Filmi izlememiş birisinin varlığına inanmadığım için izleyin falan demeyeceğim. Onun yerine izleyenler için araya zaman girdiyse tekrar izlemenin çok keyifli olacağına eminim diyorum. "Drink me and live forever" tagline'ı ile yazımı noktalıyorum.


IMDb filmin türüne horror demiş. Ben dram yazmak istiyordum :o) ama IMDb'nin kalıplarına bağlı kalmak istediğim için yazamadım, bilginize.


17.06.2009

Across The Universe (2007)

Müzikallere karşı ayrı bir sempatim olduğu doğru. Ama Across The Universe bu sempatinin çok ötesinde bir yere sahip benim için. İlk izlediğim günden beri hem tekrar tekrar izlemek istiyorum hem de kıyamıyorum, öyle garip birşey.
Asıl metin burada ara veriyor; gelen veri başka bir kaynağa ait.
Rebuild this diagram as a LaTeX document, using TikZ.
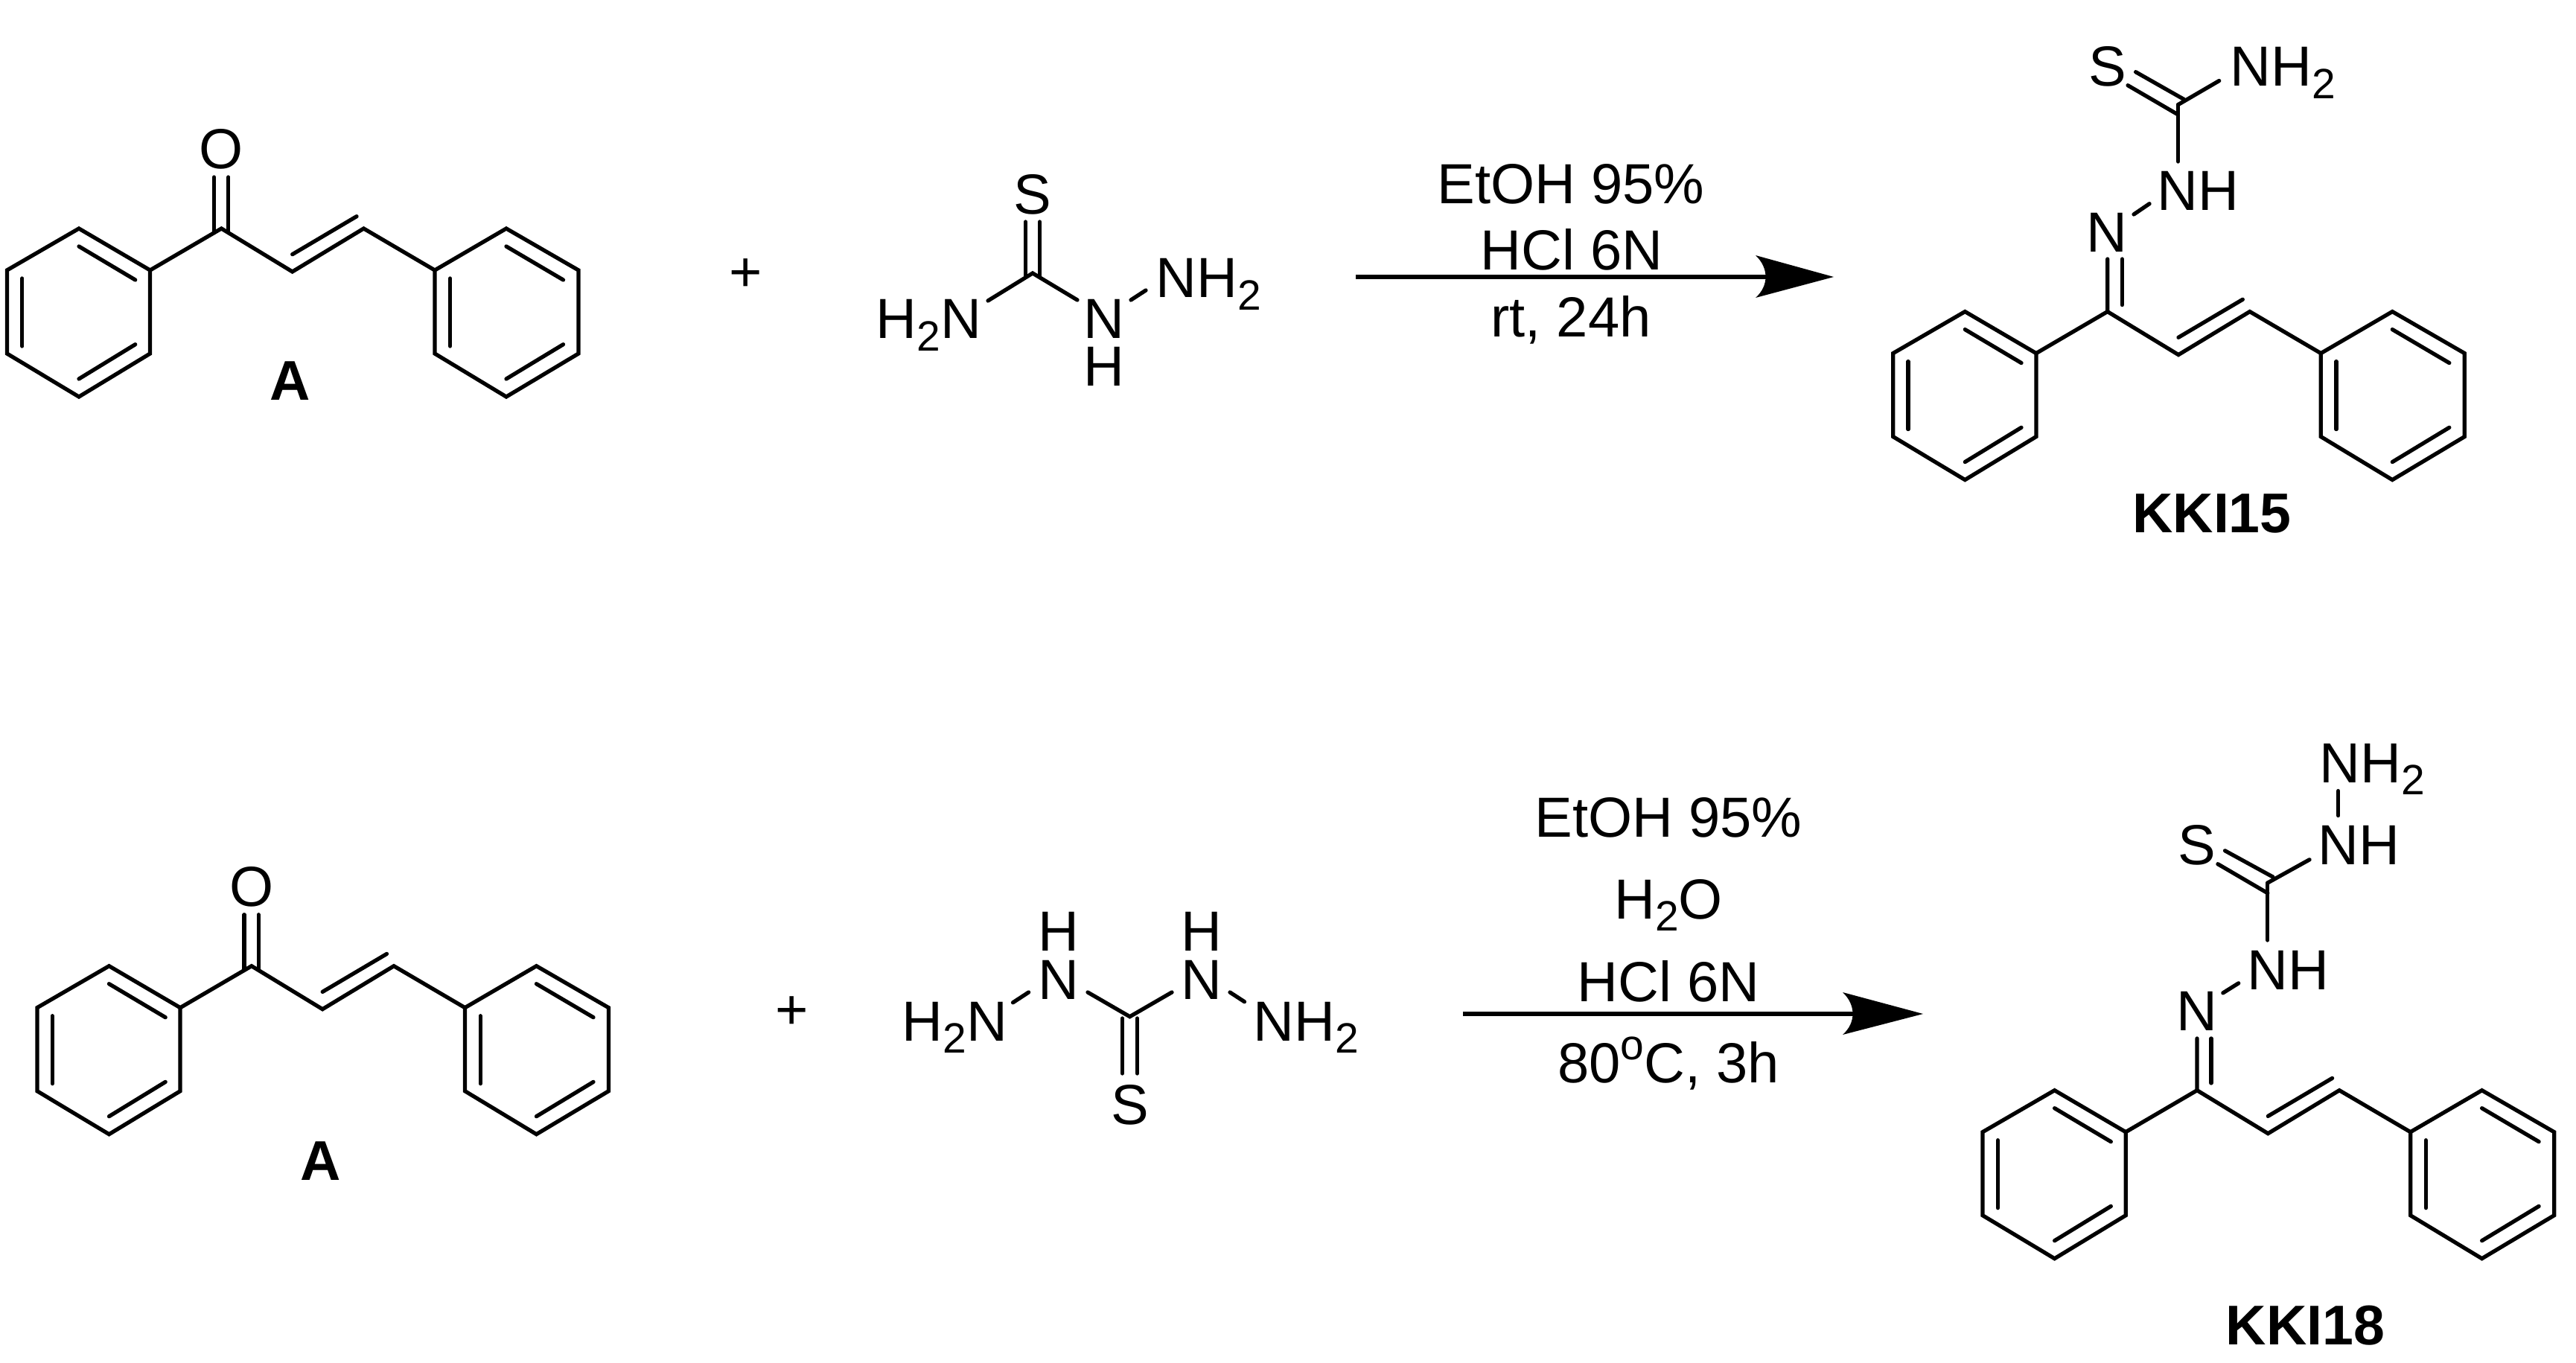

Bilmeyenler için filmi tek cümleyle özetlemek gerekirse; Beatles'ın şarkılarından oluşturulmuş bir müzikal diyebiliriz. İçinde bol bol romantizm, 60lar, aktivizm, biraz savaş, savaş karşıtı hippi gençler, Liverpool aksanı, rüyadaymışsınız hissi veren psychedelic sahneler.. Anlatılmaz yaşanır denen cinsten bir film yani.

Künyeye baktığımızda yönetmenimiz Julie Taymor. Başrollerde Hey Jude'un Jude'u olarak Jim Sturgess ve Lucy In The Sky With Diamonds'ın Lucy'si olarak da Evan Rachen Wood gözlerimizi gönüllerimizi şenlendiriyorlar. Joe Anderson'ı da anmadan olmaz. Beyleri hayranlıkla ağzımın suyu akarak, hanımefendiyi de kıskançlıktan çatlayarak izledim şahsen.

Bana sorarsanız Beatles hayranlarının kesinlikle ıskalamaması gereken bir film. Yok sevmiyorsanız yine de bir şans verin derim, ben filmi izledikten sonraki bir hafta boyunca filmin soundtrack'ini dinleyip kendimden geçtim.